Will Olympic dreams be sold short?
I have been spellbound by the Olympics for the past two weeks, right from the first moment of that gloriously over-Boyled opening ceremony.
I've cheered on Hoy, bellowed for Bolt, shared existential dread with Bradley Wiggins and sobbed relentlessly alongside Coleraine rower Alan Campbell, whose let-it-all-hang-out convulsions after winning bronze provided one of my favourite memories of the entire event.
So yes, I feel the feelgood. But lately a few doubts have been nagging my brain, threatening to spoil the party the rest of me is still enjoying.
I've lost patience with the rows of royals and celebrity VIPs sitting in the best seats at all the gold star events (and the dressage).
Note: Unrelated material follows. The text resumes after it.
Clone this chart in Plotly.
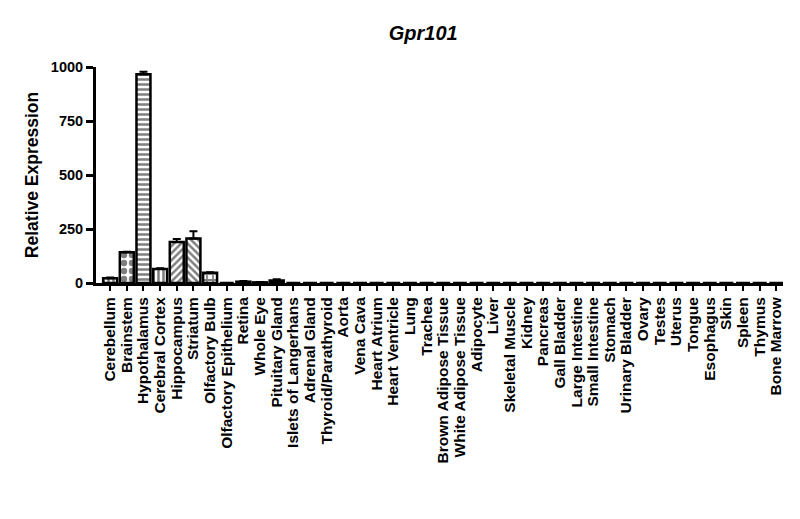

I can't help thinking of the people who have been left outside, gazing through the holy gates, their starry eyes straining to catch a glimpse of the utopia yonder. Coaches all over the country who show up day after day in the pre-dawn gloom to encourage young kids with a passion for sport. Mums and dads who have spent their last penny and every minute of their free time driving their promising offspring to training sessions and competitions. Chris Hoy's little sister.
I'm also worried that David Cameron's dizzy, glory-seeking glee at every new gold medal reflects an attitude which explains his party's dismal record regarding sport-funding at state schools.
How depressing if the Olympic "legacy" was about further funding the sports elite at the expense of the far less privileged multitudes who have been inspired to dream bigger in the last fortnight.